Computer chip giant Intel, which triggered a sell-off in tech stocks on Wednesday after some analysts trimmed earnings estimates, rose $2.25 to $68.19 on Thursday after the company late Wednesday said it did not plan to warn of weaker-than-expected earnings.

In the broad market, winners topped losers by 1,644 to 1,257 on the New York Stock Exchange and by 2,154 to 1,867 on Nasdaq.

Before the late burst of buying, trading had been rather hesitant with a key economic report--the nation's unemployment rate for May--due today and no resolution to the mounting uncertainty about how much and how long the Asian financial crisis will hurt American companies.

Bond yields edged higher, with the 30-year Treasury bond ending at 5.81%, up from 5.78% on Wednesday, as some traders sold, fearing a stronger-than-expected employment report.

Also, the Bank of England's surprise boost in its key short-term interest rate, from 7.25% to 7.5%, bothered some investors. The central bank said it is seeking to combat inflationary pressures. British stocks fell 0.6% on the news.

Meanwhile, oil prices got only a modest lift despite word that Saudi Arabia, Venezuela and Mexico will further cut production to boost prices. Near-term oil futures added just 31 cents to $15.12 a barrel. But Mexico's stock market got a big boost from the news, surging 3%.

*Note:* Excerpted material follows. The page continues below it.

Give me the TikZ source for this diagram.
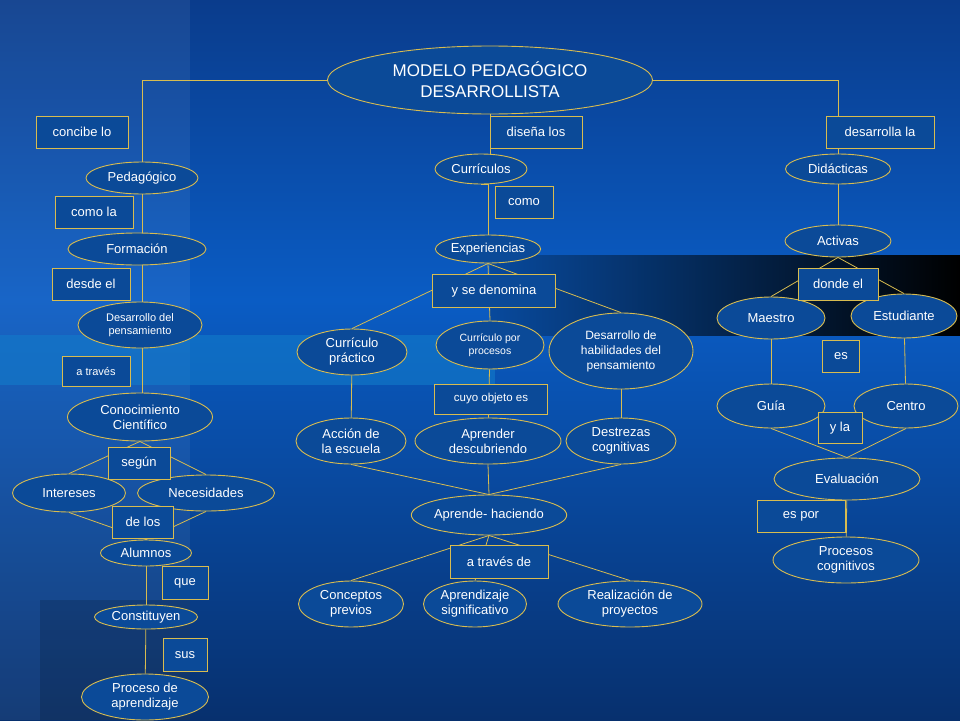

As for U.S. stocks, "I would think the market's not out of the woods yet. There's some unfinished business--mainly longer term--on the profit side," said Charles Pradilla, chief investment strategist at Cowen & Co.

Motorola's announcement after the close warned of as much, analysts said.

Among Thursday's highlights:

* Rebounding tech stocks included Microsoft, up $1.75 to $86.01; Netscape, up $2.06 to $24.38; IBM, up $2.19 to $116.06; Dell, up $4.25 to $84.50; and Texas Instruments, up $2.88 to $50.88.

* Oil-related stocks rose after the production-cut announcement. Exxon gained $1.31 to $70.31, British Petroleum jumped $2.38 to $89, Chevron rose $1.19 to $80.13, Baker Hughes gained $1.44 to $37.63 and Atlantic Richfield was up $1.50 to $79.25.

* Some telecom stocks were boosted by the latest merger announcement in that sector, as France's Alcatel bid for DSC Communications, sending DSC up $7.81 to $27.50. Among other players, Qualcomm rose $1 to $51.25, Advanced Fiber Communications surged $3.63 to $40.13 and Nokia jumped $2.06 to $66.06.

* Northwest Airlines fell $2.81 to $39.81 after warning of weaker-than-expected earnings.

* Some financial issues gained, including SunAmerica, up $1.25 to $51.81, and Lehman Bros., up $2.44 to $74.69.

* Retail issues rose on news of strong May sales. Winners included Gap, up $2.13 to $56.25; TJX, up $1.69 to $48.88; Nordstrom, up $1.44 to $72.94; and Circuit City, up $3.19 to $45.19.

* Cleveland Indians Baseball, which went public at $15 a share on Thursday, traded as high as $15.25 but closed at $14.75.